Por su parte, los algoritmos con los que convivimos día a día desafían varios aspectos centrales de la sana convivencia. De partida, la complejidad algorítmica de hoy no guarda relación con otras tecnologías del pasado. No era necesario saber cómo funcionaba la imprenta o un televisor para entender qué son, independiente de la pregunta o sospecha sobre quienes controlaban la línea editorial. Hoy, el problema es incluso anterior. No saber con certeza cómo funcionan los sensores de nuestros dispositivos, el flujo de información de nuestros datos y el funcionamiento final del algoritmo nos impide comprender realmente nuestra experiencia de consumo tecnológico. Somos analfabetos algorítmicos que se enfrentan entre sí en las redes sociales, mediados por un algoritmo que premia las reacciones polarizantes y nos tiene al son de un ritmo que creemos haber puesto. “Es un signo de poder superior cuando el súbdito quiere expresamente, por sí mismo, lo que quiere el soberano”, apunta Byung-Chul Han en su libro Sobre el poder.

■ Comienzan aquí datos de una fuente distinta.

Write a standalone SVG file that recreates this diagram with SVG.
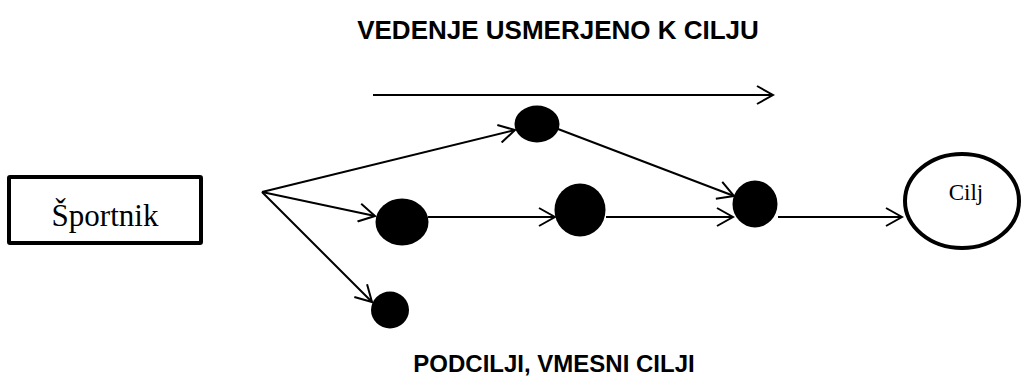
<svg xmlns="http://www.w3.org/2000/svg" width="1024" height="381" viewBox="0 0 1024 381">
<defs>
<style>
.title{font-family:"Liberation Sans",Arial,sans-serif;font-weight:bold;fill:#000;text-anchor:middle}
.serif{font-family:"Liberation Serif","Times New Roman",serif;fill:#000;text-anchor:middle}
.edge{stroke:#000;stroke-width:2;fill:none}
.dot{fill:#000}
</style>
<marker id="arr" viewBox="0 0 20 20" refX="18" refY="10" markerWidth="20" markerHeight="20" markerUnits="userSpaceOnUse" orient="auto">
<path d="M2,1 L18,10 L2,19" fill="none" stroke="#000" stroke-width="2"/>
</marker>
</defs>
<rect width="1024" height="381" fill="#fff"/>
<text class="title" x="558" y="39" font-size="26">VEDENJE USMERJENO K CILJU</text>
<text class="title" x="554" y="372" font-size="24">PODCILJI, VMESNI CILJI</text>
<g id="connectors">
<line class="edge" x1="373" y1="95" x2="773" y2="95" marker-end="url(#arr)"/>
<line class="edge" x1="262" y1="192" x2="515" y2="130" marker-end="url(#arr)"/>
<line class="edge" x1="262" y1="192" x2="375" y2="216" marker-end="url(#arr)"/>
<line class="edge" x1="262" y1="192" x2="372" y2="302" marker-end="url(#arr)"/>
<line class="edge" x1="428" y1="217" x2="555" y2="217" marker-end="url(#arr)"/>
<line class="edge" x1="606" y1="217" x2="733" y2="217" marker-end="url(#arr)"/>
<line class="edge" x1="558" y1="129" x2="734" y2="196" marker-end="url(#arr)"/>
<line class="edge" x1="778" y1="217" x2="902" y2="217" marker-end="url(#arr)"/>
</g>
<g id="sportnik">
<rect x="9" y="177" width="192" height="66" fill="#fff" stroke="#000" stroke-width="4" rx="1"/>
<text class="serif" x="105" y="226" font-size="31">Športnik</text>
</g>
<g id="n1"><ellipse class="dot" cx="537" cy="124" rx="22.5" ry="18.5"/></g>
<g id="n2"><ellipse class="dot" cx="402" cy="222" rx="26.5" ry="23.5"/></g>
<g id="n3"><ellipse class="dot" cx="580" cy="210" rx="25.5" ry="26.5"/></g>
<g id="n4"><ellipse class="dot" cx="755" cy="204" rx="22.5" ry="23.5"/></g>
<g id="n5"><ellipse class="dot" cx="390" cy="310" rx="19" ry="18.5"/></g>
<g id="cilj">
<ellipse cx="962" cy="201" rx="57" ry="47" fill="#fff" stroke="#000" stroke-width="4"/>
<text class="serif" x="966" y="200" font-size="23">Cilj</text>
</g>
</svg>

Hay un intercambio profundamente desigual. Entregamos nuestros datos a un algoritmo que no tenemos cómo llegar a entender, para luego ser objetos de publicidad hiperpersonalizada. Y al mismo tiempo, estas plataformas tecnológicas tienden a ser monopolios que nos dejan prácticamente sin alternativas, salvo la desconexión. Nunca antes en la historia tan pocas personas concentraron tanto poder económico y mediático como en la actualidad. La diferencia con las peores pesadillas de Orwell es que en la actualidad dicha concentración y uso del poder se extienden bajo una narrativa de la meritocracia y la libertad. Como si las trayectorias de quienes ostentan dicho poder fueran un justificante para no tener los contrapesos razonables que exige una democracia.

Así tenemos que cuando un Estado -sobre el cual recaen contrapesos y la deliberación democrática periódica- controla mucha información de la población a discreción, es totalitario. Pero cuando los señores de este nuevo feudalismo -ahora digital- hacen exactamente lo mismo, es manifestación de la libertad, y cualquier restricción es tratada como un impedimento a la innovación y al progreso.

En el caso de Elon Musk, el hombre más millonario del mundo, dueño de Twitter (X), de la inteligencia artificial “Grok”, de los microchips cerebrales Neuralink, de la empresa de transporte espacial SpaceX y de la automotriz Tesla, entre otras, se suma ahora su poder político.

Desde que decidió apoyar la candidatura de Trump, además de donarle 250 millones de dólares, hizo de X uno de los principales campos de batalla electoral, sin que nadie pueda garantizar la imparcialidad de sus algoritmos. Hoy ejerce como encargado del Departamento de Eficiencia Gubernamental y pareciera que no se le toma el peso a la inmensidad de conflictos de interés que pudieran involucrar su actuar.

¿Cómo sobreviven las democracias contemporáneas a la crisis de confianza que deviene de la falta de transparencia algorítmica y de intereses respecto de quienes intervienen ya no sólo en un país, sino de forma omnipotente en tantas áreas de nuestra vida cotidiana?